The decision notice was received almost 83 weeks from its submission on August 2nd, 2018. This has impacted significantly on the club’s finances and further action is being progressed in response to this unacceptable delay.
Chairman Peter Swann stated: "The Sands Venue Stadium forms the main gateway into the town. Being located next to the motorway and within Scunthorpe’s primary shopping and leisure area, it is a prime location for future health and housing accommodation. The development of the apartments will provide much needed new starter homes for local people and much needed revenue for the club."
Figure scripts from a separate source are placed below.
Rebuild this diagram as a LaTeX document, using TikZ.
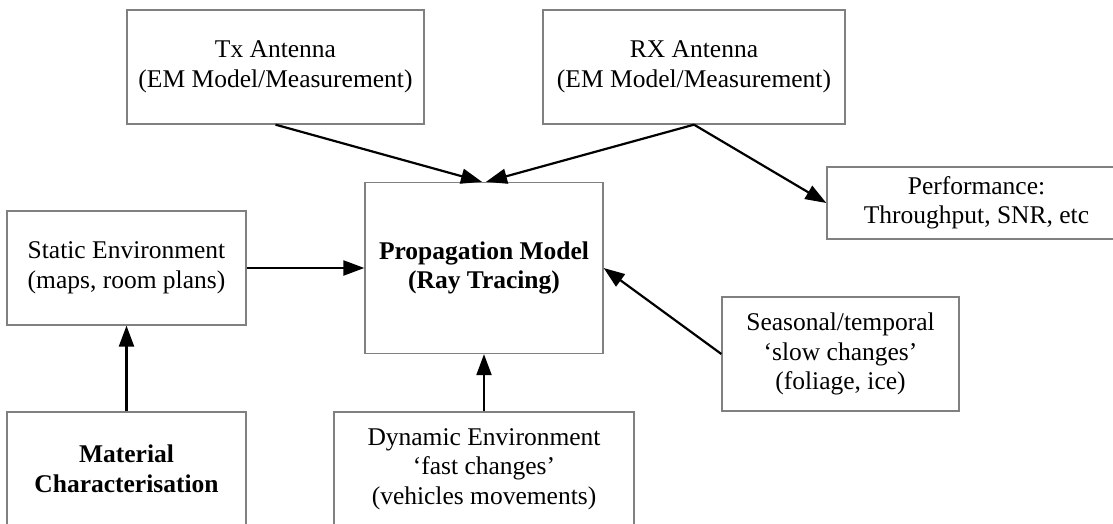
\documentclass[tikz,border=0pt]{standalone}
\usepackage{fontspec}
\setmainfont{Liberation Serif}
\usetikzlibrary{arrows.meta}
\definecolor{boxgray}{HTML}{808080}
\begin{document}
\begin{tikzpicture}[x=1pt,y=-1pt,
  box/.style={draw=boxgray,line width=1.3pt,fill=white,align=center,inner sep=0pt,
              font=\fontsize{25.5}{29.5}\selectfont},
  boldbox/.style={box,font=\fontsize{25.5}{29.5}\selectfont\bfseries},
  conn/.style={line width=2.2pt,-{Triangle[length=21pt,width=15pt]}}]
\clip (0,0) rectangle (1113,523);
\node[box, minimum width=297pt, minimum height=114pt] (tx) at (275.5,67) {Tx Antenna\\(EM Model/Measurement)};
\node[box, minimum width=302pt, minimum height=114pt] (rx) at (694,67) {RX Antenna\\(EM Model/Measurement)};
\node[box, minimum width=299pt, minimum height=72pt] (perf) at (976.5,203) {Performance:\\Throughput, SNR, etc};
\node[box, minimum width=239pt, minimum height=114pt] (static) at (126.5,268) {Static Environment\\(maps, room plans)};
\node[boldbox, minimum width=238pt, minimum height=171pt] (prop) at (484,268) {Propagation Model\\(Ray Tracing)};
\node[box, minimum width=237pt, minimum height=114pt] (seas) at (840.5,354) {Seasonal/temporal\\‘slow changes’\\(foliage, ice)};
\node[boldbox, minimum width=239pt, minimum height=114pt] (mat) at (126.5,469) {Material\\Characterisation};
\node[box, minimum width=300pt, minimum height=114pt] (dyn) at (484,469) {Dynamic Environment\\‘fast changes’\\(vehicles movements)};
\draw[conn] (tx.south) -- ([xshift=-2pt]prop.north);
\draw[conn] (rx.south) -- ([xshift=2pt]prop.north);
\draw[conn] (rx.south) -- (perf.west);
\draw[conn] (static.east) -- (prop.west);
\draw[conn] (mat.north) -- (static.south);
\draw[conn] (dyn.north) -- (prop.south);
\draw[conn] (seas.west) -- (prop.east);
\end{tikzpicture}
\end{document}
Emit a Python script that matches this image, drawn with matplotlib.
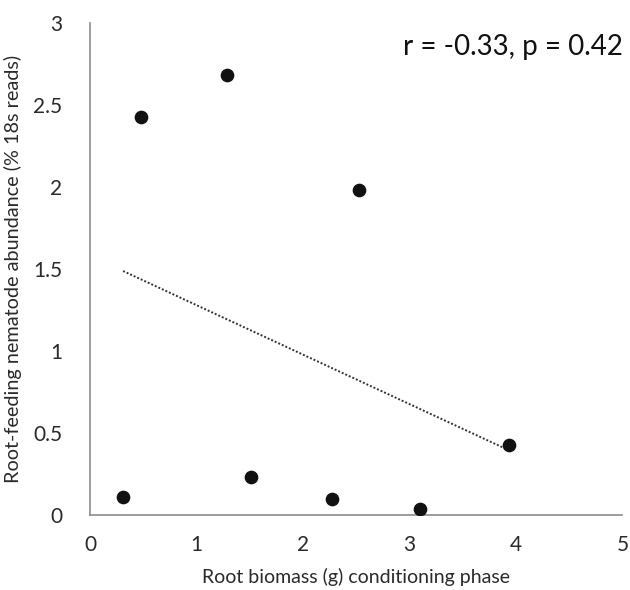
import numpy as np
import matplotlib
matplotlib.use("Agg")
import matplotlib.pyplot as plt

# Root biomass (g) vs root-feeding nematode abundance (% 18s reads)
biomass = [0.31, 0.48, 1.29, 1.51, 2.27, 2.53, 3.10, 3.93]
abundance = [0.11, 2.43, 2.68, 0.23, 0.10, 1.98, 0.04, 0.43]
xticks = [0, 1, 2, 3, 4, 5]
yticks = [0, 0.5, 1, 1.5, 2, 2.5, 3]
ytick_labels = ["0", "0.5", "1", "1.5", "2", "2.5", "3"]

plt.rcParams['font.family'] = ['Lato', 'DejaVu Sans']

fig = plt.figure(figsize=(6.3, 5.9), dpi=100)
ax = fig.add_axes([0.143, 0.127, 0.845, 0.834])

ax.scatter(biomass, abundance, s=78, color='#111111', zorder=3)

# linear trend line over the data range
slope, intercept = np.polyfit(biomass, abundance, 1)
xs = np.array([min(biomass), max(biomass)])
ax.plot(xs, slope * xs + intercept, color='#333333', linewidth=1.4,
        linestyle=(0, (1, 1)), zorder=2)

ax.set_xlim(0, 5)
ax.set_ylim(0, 3)
ax.set_xticks(xticks)
ax.set_yticks(yticks)
ax.set_yticklabels(ytick_labels)
ax.tick_params(length=0, labelsize=15, colors='#2a2a2a')
ax.tick_params(axis='y', pad=20)
ax.tick_params(axis='x', pad=14)

for side in ['top', 'right']:
    ax.spines[side].set_visible(False)
for side in ['left', 'bottom']:
    ax.spines[side].set_color('#8c8c8c')
    ax.spines[side].set_linewidth(1.2)

ax.set_xlabel("Root biomass (g) conditioning phase", fontsize=14, color='#2a2a2a', labelpad=10)
ax.set_ylabel("Root-feeding nematode abundance (% 18s reads)", fontsize=14.3, color='#2a2a2a', labelpad=8)

ax.text(1.0, 0.935, "r = -0.33, p = 0.42", transform=ax.transAxes,
        ha='right', va='baseline', fontsize=20, color='#111111')

fig.savefig("out.png", dpi=100, facecolor='white')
The Chairman added: "New apartments will also provide a significant contribution to the council’s current shortfall in housing provision. The council no longer have a required five-year housing land supply and it is not surprising when Cllr Waltham’s planning department take more than, in the case of the club, five-times longer than the statutory period for determining major planning applications. This delay has had a major adverse financial impact upon the club."
This simple application took three months longer to determine than Hinckley C Nuclear Power Station - an £18-billion project that will provide seven per cent of the UK’s total electricity by 2025, create 900 construction jobs and up to 26,000 apprenticeships and full-time jobs. The council simply have no defence for such an unacceptable delay.
Cllr Waltham's planning department has taken more than one year and eight months to determine a straight-forward outline application for 160 apartments at SUFC's stadium. This is 68 weeks longer (one year and four months) than the government's maximum statutory time limit of 13 weeks.
For Cllr Waltham to pass this delay off in his recent press statement as a consequence of the planning system being 'process led' and because of 'rules and regulations' is preposterous. The planning 'rules' which Cllr Waltham seeks to blame provide a 'guarantee' that all applications, regardless of their complexity, must be determined within 26 weeks.
The council’s failure to comply with this requirement led it to being forced to repay the £56,117 planning fee for the stadium application and the £2,310 planning fee for the apartments back to the club. The council returned both fees without protest following interventions by the club’s lawyers. No justification for the delays were provided by the council and no protest or resistance to the fee return was made. It is both astonishing and a sad indictment of the council that having returned the fees in June 2019, that it still took a further eight months to determine this application.
The suggestion that this planning application was complex is ludicrous. The application was for 'outline' consent only with 'all matters reserved'. It sought to establish the principle of the apartment development at the stadium site only, with all matters of granular (and potentially complex) detail to be determined by subsequent applications. Cllr Waltham’s suggestion that the delays were due to dithering on the club’s part is absolute nonsense.
The apartments application was simple, straightforward and non-controversial. Not a single objection was received from residents, the public, the Parish Council or North Lincolnshire councillors. An initial objection from the Environment Agency was withdrawn, after the club dealt with the same to the satisfaction of and there were no other objections from statutory agencies.
The financial climate for lower level league football clubs is extremely challenging and the council’s delays have cost the club substantial amounts, which may equate to millions. Cllr Waltham’s statement that the ‘council will always support Scunthorpe United’ simply does not stand up to scrutiny, and is not made out by real life events, His assertion that the council ‘recognise the club’s unique position in the community’ is entirely undermined by the additional costs which the club has been encumbered with, as a result of the Council’s delay.
The club are pursuing this matter further with Government Ministers, the Local Government Ombudsman and via legal action.